How Much Time?
- Ken Byalin
- 23 hours ago
- 3 min read

Do I sit enough? How much time do I spend meditating? How much time will I spend on my spiritual practice? I’m thinking “meditation,” but I could as well be thinking about prayer or chanting, any of the many ways of spiritual expression. It’s a complicated question for me with ragged roots stretching back to the Buddha’s day. The early accounts of the Buddha’s sermons always describe the audience, always make explicit presence of monks and nuns, laymen and laywomen. The seed that is planted in the distinction between males and females is one problem, a problem I’ll leave for a later day. Today, I’m worrying about the seed that is planted in that earliest distinction between monastics and laypeople.
Apparently in those days, only monastics could achieve enlightened and be freed from the cycle of birth and death. The rest of us, the laypeople, could do what we could, pray or meditate, lead virtuous lives, and perhaps most importantly provide alms to support the monastics. If we did enough, we could hope for a rebirth as a monk and gain our shot at Nirvana. Some Buddhists later opened an alternative path, “the greater vehicle,” they called it, of which Zen is a part. Here a way was opened to Nirvana for laypeople: we could all achieve enlightenment during this lifetime.
Today, certainly in America, all most all Zen practitioners are laypeople, “householders” we call them. They have families and jobs and fit their Zen practice into busy schedules. Even those of us who have ordained – I’m one of them – are, most of us anyway, really householders: jobs, kids, parents, community obligations. A few of us – not me – may even look like we’ve stepped out of old Japanese prints: shaved heads, flowing robes. But almost all of us are householders. We have a living to make in the world. We don’t make a living out of Zen practice.
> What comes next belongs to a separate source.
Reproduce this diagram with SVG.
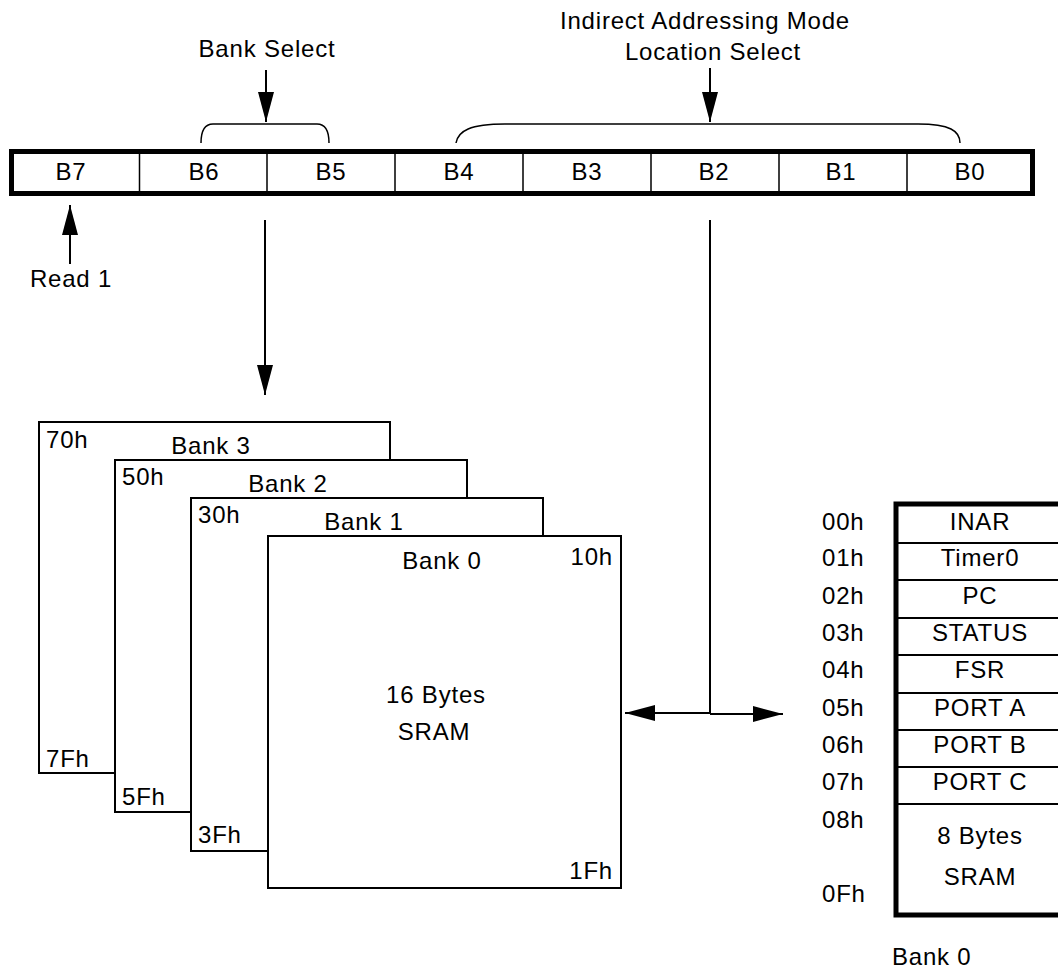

But all of us, the ordained and the not-ordained, are haunted by the hallowed images of cross-legged monastics, sitting, sitting, sitting. On mountain tops and caves and cragged coasts, swept by fog, sitting, sitting. In cloistered halls, sitting. From time to time at least, all of us worry, “I don’t sit enough.”
When I first got to Zen practice during my midlife crisis, I managed to attend two, week-long Zen retreats a year. I considered them plunges into the monastic life. We sat thirteen, half-hour periods day, a lot of sitting. By nine o’clock at night when the final period ended, I was ready to fall into bed. We would begin again sitting at 6:30 in the morning. All always there were a few people who’d returned to the zendo to sit some more. Were they the heroes? How macho could you get?
The specter of the monk hangs over us. How much time should we sit? This is not just a Zen thing. Maybe it’s the universal householder’s ghost. Are we all deficient when we compare ourselves to the cloister? We don’t even need a cloister. Maybe it’s the rebbe around the corner who’s praying all the time.
And still, we householders, we need to find a rhythm to our practice, a way to balance all that’s on our plate with our spiritual practice. Still, how much time to I devote to my spiritual practice? How much do I sit? We will have to come back to this question.